Network Biology Lab
Our lab uses signalling pathways to guide the treatment of aggressive cancers.
Lab LeaderAssociate Professor David Croucher
We focus on combining computational approaches with novel proteomics and single-cell technologies, to understand how altered signalling pathway dynamics can lead to tumour progression and therapeutic resistance. We use these advances to improve outcomes for two aggressive cancers: triple negative breast cancer (TNBC) and the childhood cancer neuroblastoma.
The TNBC subtype comprises approximately 20% of all breast cancer cases and has only a 60% five-year survival rate – the worst of all breast cancer subtypes. This aggressive tumour type is characterised by frequent metastases and a high rate of relapse, yet there are currently no drugs to specifically treat metastatic TNBC. Our work aims to develop a world-first drug capable of preventing the growth of metastatic TNBC cells.
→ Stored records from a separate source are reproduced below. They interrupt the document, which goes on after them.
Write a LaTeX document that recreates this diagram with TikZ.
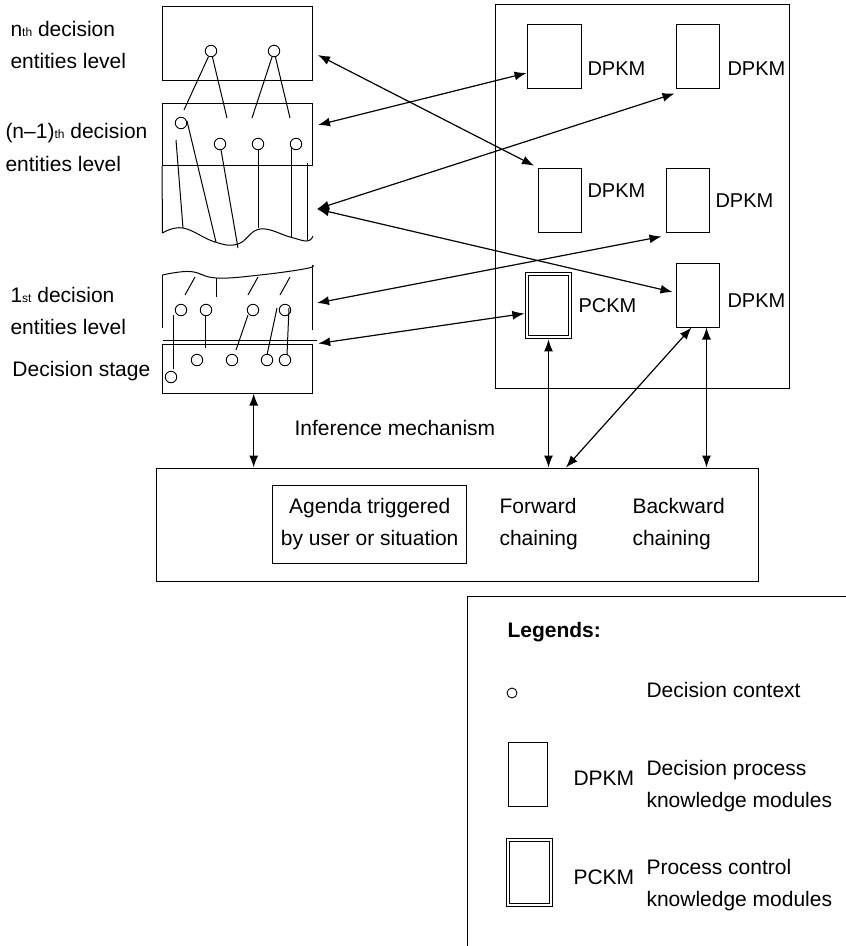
\documentclass[tikz,border=0pt]{standalone}
\usepackage{fontspec}
\setmainfont{Liberation Sans}
\usetikzlibrary{arrows.meta}

\newcommand{\lsub}[1]{{\fontsize{12}{12}\selectfont #1}}

\begin{document}
\begin{tikzpicture}[x=1pt, y=-1pt, line width=1pt,
  every node/.style={font=\fontsize{21}{32.5}\selectfont},
  km/.style={draw, inner sep=0pt, minimum width=#1, minimum height=64pt},
  km/.default=43pt,
  pc/.style={draw, double, double distance=2.4pt, line width=0.8pt, inner sep=0pt, minimum width=43pt, minimum height=63pt},
  ctx/.style={circle, draw, line width=0.9pt, inner sep=0pt, minimum size=11.5pt},
  lbl/.style={anchor=west, align=left, inner sep=0pt},
  kml/.style={lbl, font=\fontsize{20}{24}\selectfont},
  dbl/.style={{Latex[length=12pt,width=9pt]}-{Latex[length=12pt,width=9pt]}, line width=1.2pt}
]
\useasboundingbox (0,0) rectangle (846,946);

\node[lbl] (tn)  at (10,45)    {n\lsub{th} decision\\entities level};
\node[lbl] (tm)  at (5,147.5)  {(n–1)\lsub{th} decision\\entities level};
\node[lbl] (t1)  at (10,311)   {1\lsub{st} decision\\entities level};
\node[lbl] (tds) at (12,371)   {Decision stage};

\node[draw, minimum width=150pt, minimum height=74pt] (lvn) at (237.5,43) {};
\node[draw, minimum width=150pt, minimum height=62pt] (lvm) at (237.5,134) {};
\node[draw, minimum width=150pt, minimum height=49pt] (ds)  at (237.7,368.5) {};

\foreach \n/\x/\y in {n1/211/51, n2/274/51, m1/181/123, m2/220/144, m3/258/144, m4/296/144,
    f1/181/310, f2/206/310, f3/253/310, f4/285/310, s0/171/377, s1/197/360, s2/232/360, s3/267/360, s4/285/360}
  \node[ctx] (\n) at (\x,\y) {};

\draw (n1) -- (184,110);
\draw (n1) -- (227,118);
\draw (n2) -- (252,118);
\draw (n2) -- (290,118);

\draw (187,121) -- (216,242);
\draw (176,140) -- (183,228);
\draw (m2) -- (238,248);
\draw (m3) -- (258,228);
\draw (291,148) -- (291,237);
\draw (307,163) -- (307,240);
\draw (lvm.south west) -- (162.5,233);
\draw plot[smooth, tension=0.7] coordinates {(162.5,233) (183,228) (215,242) (238,244) (260,229) (290,237) (307,241) (313,236)};

\draw plot[smooth, tension=0.7] coordinates {(162.5,275) (190,271.5) (216.5,278) (260,275) (306.5,268.5) (312.5,265)};
\draw (162.5,275) -- (162.5,328);
\draw (312.5,265) -- (312.5,330);
\draw (195,277) -- (185,295);
\draw (216.5,278) -- (216.5,297);
\draw (258,277) -- (248,295);
\draw (290,277) -- (280,295);
\draw (162.5,340) -- (316.5,340);

\draw (173,315) -- (173,369);
\draw (205,315) -- (205,348);
\draw (248,315) -- (236,350);
\draw (277,308) -- (267,355);
\draw (289,308) -- (287,355);

\node[draw, minimum width=294pt, minimum height=384pt] (kb) at (642,196) {};
\node[km=54pt] (d1) at (554,56) {};
\node[km] (d2) at (697.5,56) {};
\node[km] (d3) at (559.5,200) {};
\node[km] (d4) at (687.5,200) {};
\node[km] (d5) at (697.5,295) {};
\node[pc] (pc) at (548.5,305.5) {};
\node[kml] (l1) at (587,69)  {DPKM};
\node[kml] (l2) at (727,69)  {DPKM};
\node[kml] (l3) at (587,191) {DPKM};
\node[kml] (l4) at (715,201) {DPKM};
\node[kml] (l5) at (727,301) {DPKM};
\node[kml] (lp) at (578,306) {PCKM};

\coordinate (mid) at (317,209);
\coordinate (fst) at (317,303);
\draw[dbl, shorten >=4pt] ([xshift=5pt,yshift=-12pt]lvn.east) -- (d3.north west);
\draw[dbl] ([xshift=5pt,yshift=9pt]lvm.east) -- ([yshift=-17pt]d1.west);
\draw[dbl] (mid) -- ([xshift=-1pt,yshift=-5pt]d2.south west);
\draw[dbl] (mid) -- ([xshift=-3pt,yshift=3pt]d5.west);
\draw[dbl] (fst) -- ([xshift=-4pt,yshift=-4pt]d4.south west);
\draw[dbl] ([xshift=5pt]ds.north east) -- ([xshift=-2.2pt,yshift=-8pt]pc.west);

\node[draw, minimum width=602pt, minimum height=113pt] (inf) at (457,524.5) {};
\node[draw, align=center, inner sep=0pt, minimum width=193.5pt, minimum height=78pt] (agenda) at (369.7,524) {Agenda triggered\\by user or situation};
\node[lbl] (fwd)  at (499,524) {Forward\\chaining};
\node[lbl] (bwd)  at (632,524) {Backward\\chaining};
\node[lbl] (mech) at (294,428) {Inference mechanism};

\draw[dbl] ([xshift=16pt]ds.south) -- ([xshift=16pt]ds.south |- inf.north);
\draw[dbl, shorten <=2pt] (pc.south) -- (pc.south |- inf.north);
\draw[dbl] ([xshift=9pt]d5.south) -- ([xshift=9pt]d5.south |- inf.north);
\draw[dbl] ([xshift=-6pt]d5.south) -- ([xshift=109pt]inf.north);

\draw (846,596) -| (467,946);
\node[lbl, font=\fontsize{21}{24}\selectfont\bfseries] (leg) at (507,632) {Legends:};
\node[ctx, minimum size=10pt] (lc) at (512,693) {};
\node[lbl] (lct) at (646,690) {Decision context};
\node[km=39pt] (ld) at (527.5,774) {};
\node[lbl] (ldn) at (573,778) {DPKM};
\node[lbl] (ldt) at (646,786) {Decision process\\knowledge modules};
\node[pc, minimum height=65pt] (lpk) at (529.5,872.5) {};
\node[lbl] (lpn) at (573,877) {PCKM};
\node[lbl] (lpt) at (646,885) {Process control\\knowledge modules};
\end{tikzpicture}
\end{document}
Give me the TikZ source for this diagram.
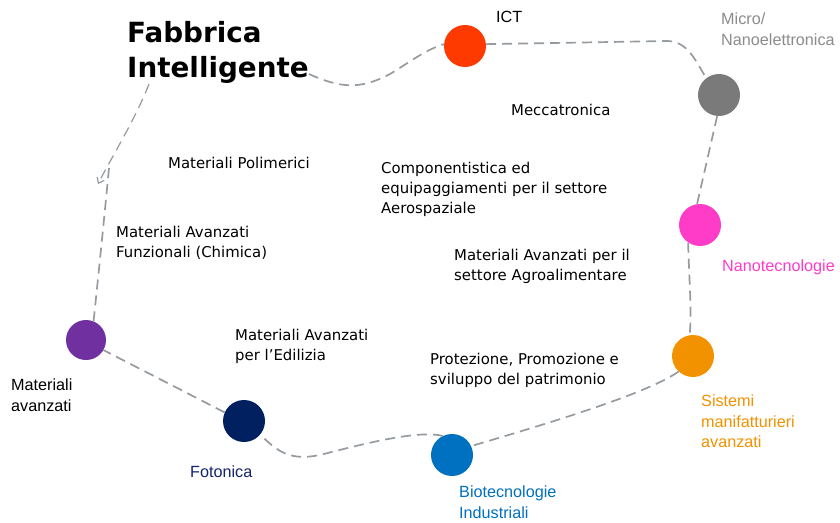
\documentclass[tikz,border=0pt]{standalone}
\usepackage{fontspec}
\setmainfont{DejaVu Sans}
\newfontfamily\arialf{Liberation Sans}
\usetikzlibrary{arrows.meta}
\definecolor{cRed}{RGB}{255,58,0}
\definecolor{cGrey}{RGB}{122,122,122}
\definecolor{cMag}{RGB}{255,60,200}
\definecolor{cOrange}{RGB}{242,146,0}
\definecolor{cBlue}{RGB}{0,112,192}
\definecolor{cNavy}{RGB}{0,32,96}
\definecolor{cPurple}{RGB}{112,48,160}
\definecolor{cLine}{RGB}{150,155,160}
\definecolor{cMicro}{RGB}{140,140,140}
\definecolor{cNavyT}{RGB}{20,35,110}
\tikzset{
  dot/.style={circle, minimum size=42pt, inner sep=0pt, draw=none},
  conn/.style={draw=cLine, line width=1.7pt, dash pattern=on 10pt off 6pt},
  blk/.style={font=\fontsize{14.9}{20}\selectfont, anchor=north west, inner sep=0pt, align=left, text=black},
  clab/.style={font=\arialf\fontsize{16.2}{20.5}\selectfont, anchor=north west, inner sep=0pt, align=left},
}
\begin{document}
\begin{tikzpicture}[x=1pt,y=-1pt]
\useasboundingbox[fill=white] (0,0) rectangle (840,522);
% title
\node[font=\bfseries\fontsize{27.8}{35.5}\selectfont, anchor=north west, inner sep=0pt, align=left] (fab) at (127,21) {Fabbrica\\Intelligente};
% circles
\node[dot, fill=cRed] (ict) at (465,46) {};
\node[dot, fill=cGrey] (micro) at (719,95) {};
\node[dot, fill=cMag] (nano) at (700,225) {};
\node[dot, fill=cOrange] (sist) at (693,356) {};
\node[dot, fill=cBlue] (bio) at (452,455) {};
\node[dot, fill=cNavy] (foto) at (244,421) {};
\node[dot, fill=cPurple, minimum size=40pt] (mat) at (86,340) {};
% coloured labels
\node[clab, text=black] (lict) at (496,11) {ICT};
\node[clab, text=cMicro] (lmicro) at (721,13) {Micro/\\Nanoelettronica};
\node[clab, text=cMag] (lnano) at (722,260) {Nanotecnologie};
\node[clab, text=cOrange] (lsist) at (701,395) {Sistemi\\manifatturieri\\avanzati};
\node[clab, text=cNavyT] (lfoto) at (190,466) {Fotonica};
\node[clab, text=cBlue] (lbio) at (459,486) {Biotecnologie\\Industriali};
\node[clab, text=black] (lmat) at (11,379) {Materiali\\avanzati};
% black sector labels
\node[blk] (t1) at (511,103.5) {Meccatronica};
\node[blk] (t2) at (168,156.5) {Materiali Polimerici};
\node[blk] (t3) at (381,161.5) {Componentistica ed\\equipaggiamenti per il settore\\Aerospaziale};
\node[blk] (t4) at (116,225.5) {Materiali Avanzati\\Funzionali (Chimica)};
\node[blk] (t5) at (454,248.5) {Materiali Avanzati per il\\settore Agroalimentare};
\node[blk] (t6) at (235,328.5) {Materiali Avanzati\\per l’Edilizia};
\node[blk] (t7) at (430,352.5) {Protezione, Promozione e\\sviluppo del patrimonio};
% connectors
\coordinate (k) at (109,168);
\coordinate (tip) at (98,184);
\draw[conn] ([yshift=10pt]fab.south east) .. controls (340,88) and (360,90) .. (390,74) .. controls (410,62) and (425,50) .. (ict.175);
\draw[conn] (ict.5) -- (668,41) .. controls (688,42) and (695,60) .. (micro.127);
\draw[conn] (micro.265) -- (nano.98);
\draw[conn] (nano.236) .. controls (689,280) and (692,310) .. (sist.99);
\draw[conn] (sist.227) .. controls (650,392) and (560,420) .. (bio.25);
\draw[conn] (bio.116) .. controls (420,430) and (370,442) .. (320,455) .. controls (290,461) and (278,452) .. (foto.320);
\draw[conn] (foto.156) -- (mat.330);
\draw[conn] (mat.68) .. controls (100,260) and (105,210) .. (k);
\draw[conn, line width=1.2pt, -{Straight Barb[length=5pt,width=8pt]}] ([xshift=22pt]fab.south west) .. controls (135,120) and (110,160) .. (tip);
\end{tikzpicture}
\end{document}
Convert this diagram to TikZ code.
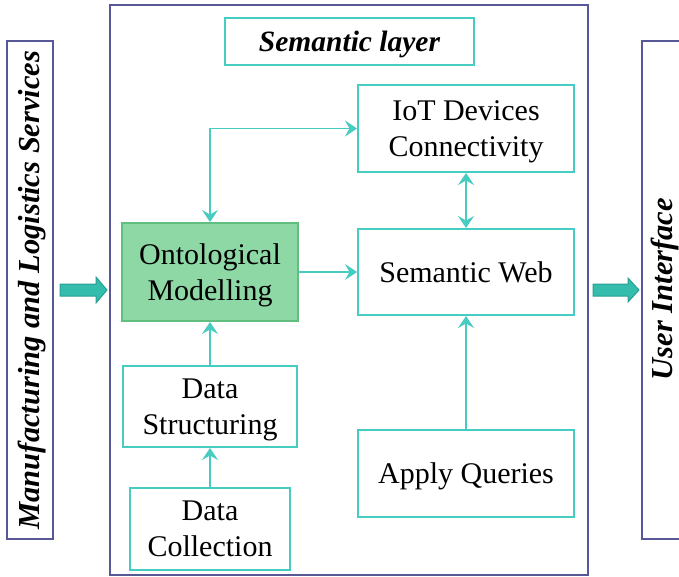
\documentclass[tikz,border=0pt]{standalone}
\usepackage{fontspec}
\setmainfont{Liberation Serif}
\usetikzlibrary{arrows.meta,calc}

\definecolor{tealline}{RGB}{70,204,192}
\definecolor{navyline}{RGB}{88,88,150}
\definecolor{greenfill}{RGB}{142,216,166}
\definecolor{greenline}{RGB}{96,190,128}
\definecolor{blockfill}{RGB}{52,188,172}
\definecolor{blockline}{RGB}{40,160,148}

\tikzset{
  stepbox/.style={draw=tealline, line width=2pt, fill=white, align=center,
    inner sep=0pt, text depth=0pt, font=\fontsize{30}{36}\selectfont},
  modelbox/.style={stepbox, draw=greenline, fill=greenfill},
  titlebox/.style={stepbox, font=\fontsize{29.5}{36}\selectfont\bfseries\itshape},
  frame/.style={draw=navyline, line width=2pt},
  sidetext/.style={rotate=90, font=\fontsize{30.5}{36}\selectfont\bfseries\itshape},
  tip/.tip={Stealth[length=12pt,width=16pt,inset=4.5pt]},
  link/.style={draw=tealline, line width=1.5pt, -tip},
  dlink/.style={link, tip-tip},
  blockarrow/.style={fill=blockfill, draw=blockline, line width=1pt, line join=miter}
}

\begin{document}
\begin{tikzpicture}[x=1pt, y=-1pt]
\useasboundingbox (0,0) rectangle (679,576);
\clip (0,0) rectangle (679,576);

% outer frames
\node[frame, minimum width=46pt, minimum height=498pt, inner sep=0pt] (lft) at (30,290) {};
\node[frame, minimum width=478pt, minimum height=570pt, inner sep=0pt] (main) at (349,290) {};
\node[frame, minimum width=80pt, minimum height=498pt, inner sep=0pt] (rgt) at (682,290) {};

% side labels
\node[sidetext] (lftlabel) at (32,290) {Manufacturing and Logistics Services};
\node[sidetext] (rgtlabel) at (665,289) {User Interface};

% semantic layer boxes
\node[titlebox, minimum width=249pt, minimum height=47pt] (sem) at (349.5,41.5) {Semantic layer};
\node[stepbox, minimum width=216pt, minimum height=87pt] (iot) at (466,128.5) {IoT Devices\\Connectivity};
\node[stepbox, minimum width=216pt, minimum height=86pt] (sw) at (466,272) {Semantic Web};
\node[stepbox, minimum width=216pt, minimum height=87pt] (aq) at (466,473.5) {Apply Queries};
\node[modelbox, minimum width=176pt, minimum height=98pt] (onto) at (210,272) {Ontological\\Modelling};
\node[stepbox, minimum width=174pt, minimum height=81pt] (ds) at (210,406.5) {Data\\Structuring};
\node[stepbox, minimum width=160pt, minimum height=82pt] (dc) at (210,529) {Data\\Collection};

% connectors
\draw[dlink] (onto.north) |- (iot.west);
\draw[dlink] (iot.south) -- (sw.north);
\draw[link] (onto.east) -- (sw.west);
\draw[link] (ds.north) -- (onto.south);
\draw[link] (dc.north) -- (ds.south);
\draw[link] (aq.north) -- (sw.south);

% block arrows between the frames
\draw[blockarrow] ($(lft.east)+(6,-6)$) -- ++(36,0) -- ++(0,-7) -- ($(main.west)+(-2,0)$)
  -- ($(lft.east)+(42,13)$) -- ++(0,-7) -- ($(lft.east)+(6,6)$) -- cycle;
\draw[blockarrow] ($(main.east)+(4,-6)$) -- ++(35,0) -- ++(0,-6) -- ($(rgt.west)+(-2,0)$)
  -- ($(main.east)+(39,12)$) -- ++(0,-6) -- ($(main.east)+(4,6)$) -- cycle;
\end{tikzpicture}
\end{document}
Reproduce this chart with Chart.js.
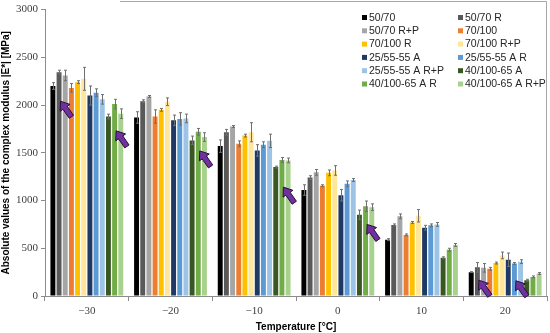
<!DOCTYPE html>
<html>
<head>
<meta charset="utf-8">
<script src="https://cdn.jsdelivr.net/npm/chart.js@4.4.0/dist/chart.umd.min.js"></script>
<style>
  html, body { margin: 0; padding: 0; background: #fff; }
  #wrap { width: 550px; height: 333px; position: relative; }
</style>
</head>
<body>
<div id="wrap"><canvas id="modulusChart" width="550" height="333"></canvas></div>
<script>
// temperatures
const temps = ['\u221230', '\u221220', '\u221210', '0', '10', '20'];

// |E*| values [MPa] per binder
const b5070 = [2200, 1870, 1570, 1110, 590, 250];
const b5070R = [2345, 2040, 1715, 1240, 745, 300];
const b5070RP = [2310, 2090, 1775, 1295, 835, 295];
const b70100 = [2180, 1880, 1595, 1155, 640, 285];
const b70100R = [2240, 1950, 1680, 1290, 770, 345];
const b70100RP = [2275, 2035, 1715, 1315, 840, 425];
const b2555A = [2100, 1840, 1525, 1055, 715, 380];
const b2555AR = [2130, 1855, 1585, 1175, 740, 340];
const b2555ARP = [2060, 1860, 1625, 1215, 750, 360];
const b40100A = [1880, 1630, 1350, 850, 400, 165];
const b40100AR = [2010, 1720, 1425, 940, 485, 200];
const b40100ARP = [1910, 1665, 1420, 930, 535, 235];

// standard deviations (error bars)
const e5070 = [35, 60, 65, 55, 10, 5];
const e5070R = [20, 15, 30, 20, 10, 50];
const e5070RP = [55, 10, 10, 30, 25, 45];
const e70100 = [45, 70, 30, 10, 10, 15];
const e70100R = [15, 15, 15, 30, 10, 10];
const e70100RP = [120, 40, 100, 50, 65, 35];
const e2555A = [100, 55, 60, 60, 25, 70];
const e2555AR = [40, 65, 30, 30, 15, 10];
const e2555ARP = [50, 45, 70, 15, 20, 20];
const e40100A = [25, 45, 10, 50, 10, 10];
const e40100AR = [50, 35, 25, 55, 15, 10];
const e40100ARP = [50, 45, 25, 35, 15, 10];

const binderNames = ['50/70', '50/70 R', '50/70 R+P', '70/100', '70/100 R', '70/100 R+P',
  '25/55-55 A', '25/55-55 A R', '25/55-55 A R+P', '40/100-65 A', '40/100-65 A R', '40/100-65 A R+P'];
const binderColors = ['#000000', '#595959', '#a5a5a5', '#ed7d31', '#ffc000', '#ffe699',
  '#203864', '#5b9bd5', '#9dc3e6', '#385723', '#70ad47', '#a9d18e'];
const binderValues = [b5070, b5070R, b5070RP, b70100, b70100R, b70100RP,
  b2555A, b2555AR, b2555ARP, b40100A, b40100AR, b40100ARP];
const binderErrors = [e5070, e5070R, e5070RP, e70100, e70100R, e70100RP,
  e2555A, e2555AR, e2555ARP, e40100A, e40100AR, e40100ARP];

// purple arrows: category index, binder index, value at the arrow tip
const arrowCat = [0, 0, 1, 2, 3, 5, 5];
const arrowSeries = [1, 10, 10, 10, 10, 1, 7];
const arrowValue = [2040, 1730, 1520, 1140, 750, 165, 160];

const sansFont = "'Liberation Sans', Arial, sans-serif";
const serifFont = "'Liberation Serif', 'Times New Roman', serif";

// error bars
const errorBars = {
    id: 'errorBars',
    afterDatasetsDraw(chart) {
        const ctx = chart.ctx;
        const y = chart.scales.y;
        ctx.save();
        ctx.strokeStyle = '#6f6f6f';
        ctx.lineWidth = 1;
        chart.data.datasets.forEach(function(ds, i) {
            const meta = chart.getDatasetMeta(i);
            meta.data.forEach(function(bar, j) {
                const v = ds.data[j], e = binderErrors[i][j];
                const x = Math.round(bar.x) + 0.5;
                const top = y.getPixelForValue(v + e), bot = y.getPixelForValue(v - e);
                ctx.beginPath();
                ctx.moveTo(x, top); ctx.lineTo(x, bot);
                ctx.moveTo(x - 1.5, top); ctx.lineTo(x + 1.5, top);
                ctx.moveTo(x - 1.5, bot); ctx.lineTo(x + 1.5, bot);
                ctx.stroke();
            });
        });
        ctx.restore();
    }
};

// arrows, frame and legend
const extras = {
    id: 'extras',
    afterDraw(chart) {
        const ctx = chart.ctx;
        const y = chart.scales.y;
        const area = chart.chartArea;
        ctx.save();

        // outer frame (top / right)
        ctx.strokeStyle = '#a6a6a6';
        ctx.lineWidth = 1;
        ctx.beginPath();
        ctx.moveTo(120, 1.5); ctx.lineTo(546.5, 1.5); ctx.lineTo(546.5, area.bottom);
        ctx.stroke();

        // arrows
        const ux = 0.57, uy = 0.82, vx = -uy, vy = ux;
        for (let k = 0; k < arrowCat.length; k++) {
            const bar = chart.getDatasetMeta(arrowSeries[k]).data[arrowCat[k]];
            const tx = bar.x + 1.5, ty = y.getPixelForValue(arrowValue[k]);
            const pts = [[0, 0], [8, 6], [8, 2.6], [19, 2.6], [19, -2.6], [8, -2.6], [8, -6]];
            ctx.beginPath();
            pts.forEach(function(p, n) {
                const px = tx + ux * p[0] + vx * p[1];
                const py = ty + uy * p[0] + vy * p[1];
                if (n === 0) ctx.moveTo(px, py); else ctx.lineTo(px, py);
            });
            ctx.closePath();
            ctx.fillStyle = '#7030a0';
            ctx.fill();
            ctx.strokeStyle = '#26103a';
            ctx.lineWidth = 1;
            ctx.stroke();
        }

        // legend, two columns
        ctx.font = '10.5px ' + sansFont;
        ctx.textBaseline = 'middle';
        binderNames.forEach(function(name, i) {
            const col = i % 2, row = Math.floor(i / 2);
            const bx = col === 0 ? 362 : 458;
            const by = 17.5 + row * 13.3;
            ctx.fillStyle = binderColors[i];
            ctx.fillRect(bx, by - 2.5, 5, 5);
            ctx.fillStyle = '#262626';
            ctx.fillText(name, bx + 7, by + 0.5);
        });
        ctx.restore();
    }
};

new Chart(document.getElementById('modulusChart'), {
    type: 'bar',
    data: {
        labels: temps,
        datasets: binderNames.map(function(name, i) {
            return {
                label: name,
                data: binderValues[i],
                backgroundColor: binderColors[i],
                borderWidth: 0,
                categoryPercentage: 0.885,
                barPercentage: 0.8
            };
        })
    },
    options: {
        responsive: false,
        animation: false,
        layout: { padding: { top: 8, right: 3, left: 0, bottom: 0 } },
        plugins: {
            legend: { display: false },
            tooltip: { enabled: false }
        },
        scales: {
            y: {
                min: 0,
                max: 3000,
                ticks: {
                    stepSize: 500,
                    color: '#404040',
                    font: { family: serifFont, size: 11 },
                    padding: 3,
                    callback: function(v) { return String(v); }
                },
                grid: { drawOnChartArea: false, drawTicks: true, tickLength: 4, color: '#8c8c8c' },
                border: { color: '#8c8c8c' },
                title: {
                    display: true,
                    text: 'Absolute values of the complex modulus |E*| [MPa]',
                    color: '#000',
                    font: { family: sansFont, size: 10, weight: 'bold' },
                    padding: { top: 0, bottom: 2 }
                },
                afterFit: function(scale) { scale.width = 45; }
            },
            x: {
                ticks: { color: '#404040', font: { family: serifFont, size: 11 }, padding: 4 },
                grid: { offset: true, drawOnChartArea: false, drawTicks: true, tickLength: 5, color: '#8c8c8c' },
                border: { color: '#8c8c8c' },
                title: {
                    display: true,
                    text: 'Temperature [\u00b0C]',
                    color: '#000',
                    font: { family: sansFont, size: 10, weight: 'bold' },
                    padding: { top: 2, bottom: 0 }
                },
                afterFit: function(scale) { scale.height = 37; }
            }
        }
    },
    plugins: [errorBars, extras]
});
</script>
</body>
</html>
We hope to achieve this by specifically dissecting the oncogenic signalling complexes required for the proliferation of TNBC cells within the metastatic niche. By exploiting these therapeutic opportunities, we aim to target TNBC in ways that may not otherwise be possible with standard therapeutic approaches.
Neuroblastoma is a tumour that develops within extracranial nerve tissue. It is the most common cancer in infants, frequently occurring in children younger than two years of age. Approximately half of all neuroblastoma patients present with an invasive, high-risk disease, and receive aggressive treatment including chemotherapy, surgical resection and radiotherapy. Despite this intensive treatment, the survival rate for high-risk neuroblastoma patients is still only about 50%. Additionally, for those that do survive, the exposure to intense chemotherapy at such a young age often results in long-term complications including deafness, infertility and a higher risk of secondary cancers. Our work utilises mathematical modelling of drug response signalling pathways that scales from the patient level through to single-cell resolution. We use these dynamic models to develop novel biomarker approaches, capable of predicting patient-specific drug responses and tailoring chemotherapy options to each individual patient tumour.